- Born: 29 July 1895 Bordeaux, France
- Died: 16 July 1976 (aged 79) Paris, France

= Joseph Antignac =

French Nazi collaborator

Joseph Antignac (29 July 1895 – 16 July 1976) was a French official and businessman who served as secretary-general (de facto head) of the Commissariat-General for Jewish Affairs (Commissariat général aux questions juives, CGQJ) from 17 May to 17 August 1944 under the Vichy regime. Earlier, he had been regional director of the Police for Jewish Affairs (PQJ), director of the Investigation and Control Section (SEC) for the southern zone, and chief of staff at the CGQJ.

== Early life and career ==
Antignac was born in Bordeaux, France, on 29 July 1895. A career soldier during and after the First World War, he later entered business; by 1935 he was director of a wood-veneer and insulation firm in Belgium. Mobilised on 3 September 1939, he fought until being demobilised in October 1940 and then took refuge in Périgueux.

== Vichy France ==
In October 1941 Antignac was appointed director of the Police for Jewish Affairs for the Limoges region. In August 1942 he became director of the SEC for the zone libre; from November 1942 he served as chief (then director) of cabinet at the CGQJ, positions he retained until 1 April 1944. In April and May 1943, as cabinet director, he sent three reports to Heinz Röthke (SD, Jewish Section) denouncing the concealment of foreign Jewish children linked to associates of Juliette Stern within the UGIF. In April 1944 he briefly served as director-general of economic aryanisation.

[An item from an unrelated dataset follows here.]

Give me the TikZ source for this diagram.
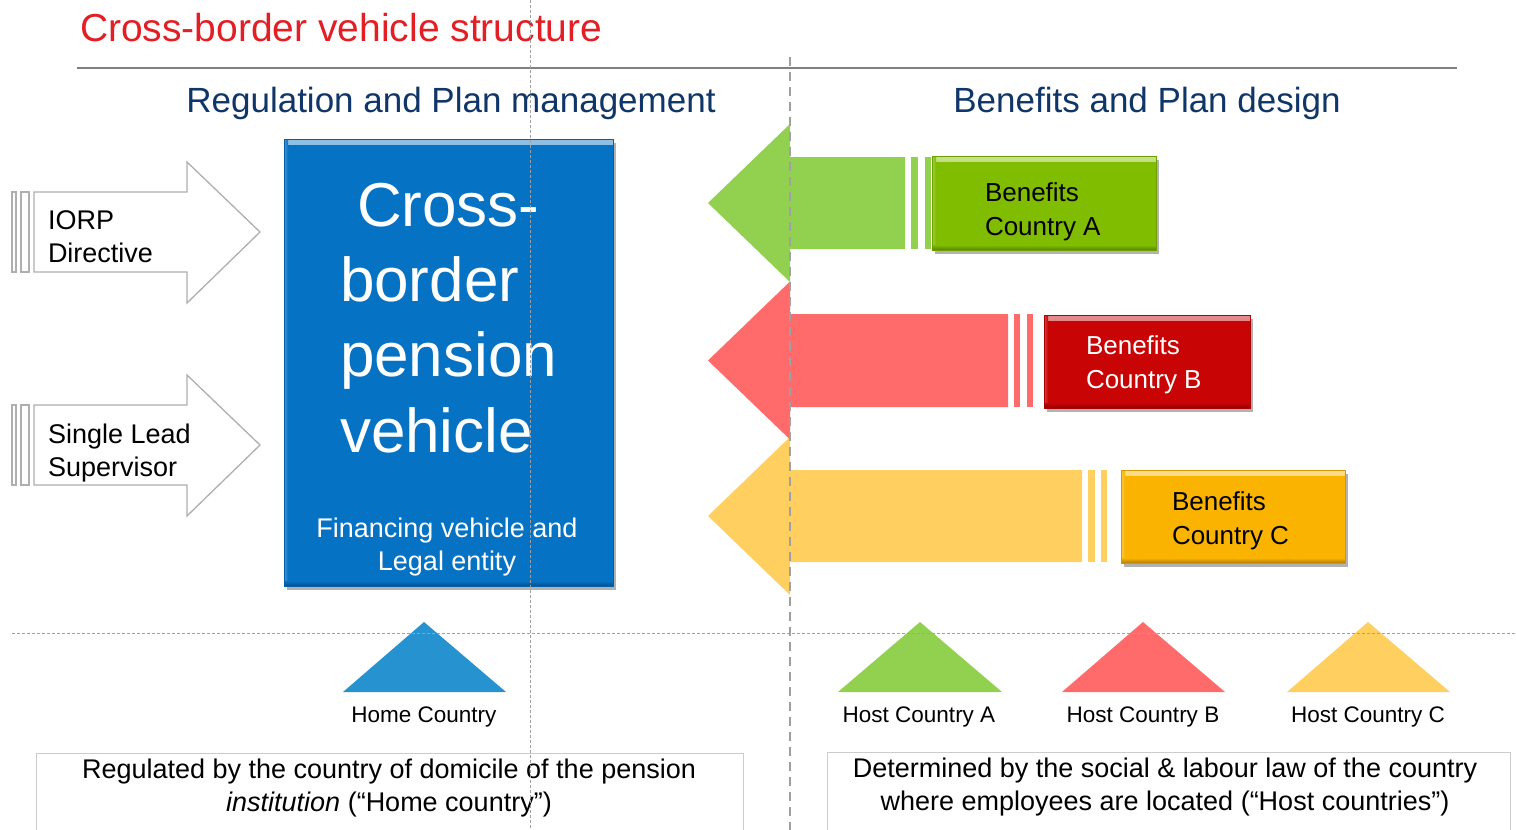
\documentclass[tikz,border=0pt]{standalone}
\usepackage{fontspec}
\setmainfont{Liberation Sans}
\usetikzlibrary{shadows}

\definecolor{titlered}{RGB}{227,30,36}
\definecolor{headblue}{RGB}{16,54,104}
\definecolor{vehblue}{RGB}{6,114,196}
\definecolor{homeblue}{RGB}{38,146,208}
\definecolor{agreen}{RGB}{146,208,80}
\definecolor{agreendk}{RGB}{128,188,0}
\definecolor{bred}{RGB}{255,107,107}
\definecolor{breddk}{RGB}{200,4,4}
\definecolor{cyel}{RGB}{255,208,96}
\definecolor{cyeldk}{RGB}{250,180,0}
\definecolor{guide}{RGB}{160,160,160}
\definecolor{outl}{RGB}{175,175,175}

\newcommand\fsz[2]{\fontsize{#1}{#2}\selectfont}

\begin{document}
\begin{tikzpicture}[x=1pt,y=-1pt,
  txt/.style={inner sep=0pt, outer sep=0pt},
  inarrow/.style={draw=outl, fill=white, line width=1.3pt, line join=miter},
  colbox/.style={minimum width=#1, inner sep=0pt, outer sep=0pt,
    drop shadow={shadow xshift=3pt, shadow yshift=-4pt, opacity=0.3, fill=black}},
  bevel/.style={fill=#1, draw=#1!85!black, line width=0.6pt,
    path picture={
      \shade[top color=#1!45!white, bottom color=#1]
        (path picture bounding box.north west) rectangle ([yshift=-5pt]path picture bounding box.north east);
      \shade[left color=#1!75!white, right color=#1]
        (path picture bounding box.north west) rectangle ([xshift=4pt]path picture bounding box.south west);
      \shade[top color=#1, bottom color=#1!70!black]
        ([yshift=5pt]path picture bounding box.south west) rectangle (path picture bounding box.south east);
    }},
  guidedot/.style={draw=guide, line width=0.8pt, dash pattern=on 2.5pt off 2.5pt},
  guidedash/.style={draw=guide, line width=1.3pt, dash pattern=on 9pt off 6pt},
  notebox/.style={draw=black!20, line width=1pt, fill=white}
]
\useasboundingbox (0,0) rectangle (1516,830);
\fill[white] (0,0) rectangle (1516,830);

% title and section headings
\node[txt, anchor=base west, text=titlered, font={\fsz{39}{44}}] (title) at (80,41) {Cross-border vehicle structure};
\draw[line width=2pt, draw=black!50] (77,68) -- (1457,68);
\node[txt, anchor=base, text=headblue, font={\fsz{35}{40}}] (lefthead) at (451,112) {Regulation and Plan management};
\node[txt, anchor=base, text=headblue, font={\fsz{35}{40}}] (righthead) at (1147,112) {Benefits and Plan design};

% incoming frameworks (outlined arrows)
\foreach \c in {232,445}{
  \draw[inarrow] (12,\c-40) rectangle (16,\c+40);
  \draw[inarrow] (21,\c-40) rectangle (29,\c+40);
  \draw[inarrow] (34,\c-40) -- (187,\c-40) -- (187,\c-70) -- (260,\c) -- (187,\c+71) -- (187,\c+40) -- (34,\c+40) -- cycle;
}
\node[txt, anchor=base west, align=left, font={\fsz{27}{33}}] (iorp) at (48,262) {IORP\\Directive};
\node[txt, anchor=base west, align=left, font={\fsz{27}{33}}] (lead) at (48,476) {Single Lead\\Supervisor};

% the pension vehicle
\node[colbox=329pt, minimum height=447pt, bevel=vehblue] (vehicle) at (448.5,362.5) {};
\node[txt, anchor=base west, align=left, text=white, font={\fsz{62}{75.3}}] (vehname) at (340,452)
  {\hspace*{17pt}Cross-\\border\\pension\\vehicle};
\node[txt, anchor=base, align=center, text=white, font={\fsz{27}{33}}] (vehsub) at (447,570)
  {Financing vehicle and\\Legal entity};

% benefit arrows towards the vehicle
\fill[agreen] (708,203) -- (790,124) -- (790,157) -- (905,157) -- (905,249) -- (790,249) -- (790,282) -- cycle;
\fill[agreen] (911,157) rectangle (918,249);
\fill[agreen] (925,157) rectangle (931,249);
\fill[bred] (708,360.5) -- (790,281.5) -- (790,314) -- (1008,314) -- (1008,407) -- (790,407) -- (790,439.5) -- cycle;
\fill[bred] (1014,314) rectangle (1020,407);
\fill[bred] (1027,314) rectangle (1033,407);
\fill[cyel] (708,516) -- (790,437) -- (790,470) -- (1082,470) -- (1082,562) -- (790,562) -- (790,595) -- cycle;
\fill[cyel] (1088,470) rectangle (1095,562);
\fill[cyel] (1101,470) rectangle (1107,562);

\node[colbox=224pt, minimum height=94pt, bevel=agreendk] (boxA) at (1044,203) {};
\node[txt, anchor=base west, align=left, font={\fsz{26}{34}}] (boxAtxt) at (985,235) {Benefits\\Country A};
\node[colbox=206pt, minimum height=93pt, bevel=breddk] (boxB) at (1147,361.5) {};
\node[txt, anchor=base west, align=left, text=white, font={\fsz{26}{34}}] (boxBtxt) at (1086,388) {Benefits\\Country B};
\node[colbox=224pt, minimum height=93pt, bevel=cyeldk] (boxC) at (1233,516.5) {};
\node[txt, anchor=base west, align=left, font={\fsz{26}{34}}] (boxCtxt) at (1172,544) {Benefits\\Country C};

% home and host countries
\fill[homeblue] (343,692) -- (424,622) -- (506,692) -- cycle;
\fill[agreen] (838,692) -- (920,622) -- (1002,692) -- cycle;
\fill[bred] (1062,692) -- (1143,622) -- (1225,692) -- cycle;
\fill[cyel] (1287,692) -- (1368,622) -- (1450,692) -- cycle;
\node[txt, anchor=base, font={\fsz{22.5}{27}}] (home) at (424,722) {Home Country};
\node[txt, anchor=base, font={\fsz{22.5}{27}}] (hostA) at (919,722) {Host Country A};
\node[txt, anchor=base, font={\fsz{22.5}{27}}] (hostB) at (1143,722) {Host Country B};
\node[txt, anchor=base, font={\fsz{22.5}{27}}] (hostC) at (1368,722) {Host Country C};

% explanatory notes
\draw[notebox] (36,753) rectangle (743,845);
\node[txt, anchor=base, align=center, font={\fsz{27}{33}}] (homenote) at (389,811)
  {Regulated by the country of domicile of the pension\\\textit{institution} (“Home country”)};
\draw[notebox] (827,752) rectangle (1510,845);
\node[txt, anchor=base, align=center, font={\fsz{27}{33}}] (hostnote) at (1165,810)
  {Determined by the social \& labour law of the country\\where employees are located (“Host countries”)};

% guide lines
\draw[guidedot] (530,0) -- (530,830);
\draw[guidedot] (12,633) -- (1516,633);
\draw[guidedash] (790,57) -- (790,830);
\end{tikzpicture}
\end{document}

By decree of 17 May 1944 (Journal officiel, 27 May) Antignac was placed at the head of the CGQJ with the title of secretary-general, a post he held until mid-August 1944. As Paris was being liberated, Antignac and a collaborator (Besson) ordered the gathering and burning of files—particularly SEC dossiers—in the CGQJ courtyard between 17 and 21 August 1944; other documents were piled in the cellars.

== Arrest, trial and sentence ==
Antignac went into hiding in Paris on 18 August 1944 and was arrested on 20 November 1944, then interned at Nanterre. He sought release in the spring of 1945 and was hospitalised at Hôpital Cochin in December 1947. He was tried before the Court of Justice of the Seine and sentenced to death on 9 July 1949; following dismissal of his appeal on 17 August 1949, his sentence was commuted to life at hard labour by presidential decree on 11 January 1950. He received amnesty in 1954.

== Death ==
Antignac died on 16 July 1976 at Cochin Hospital in the 14th arrondissement of Paris.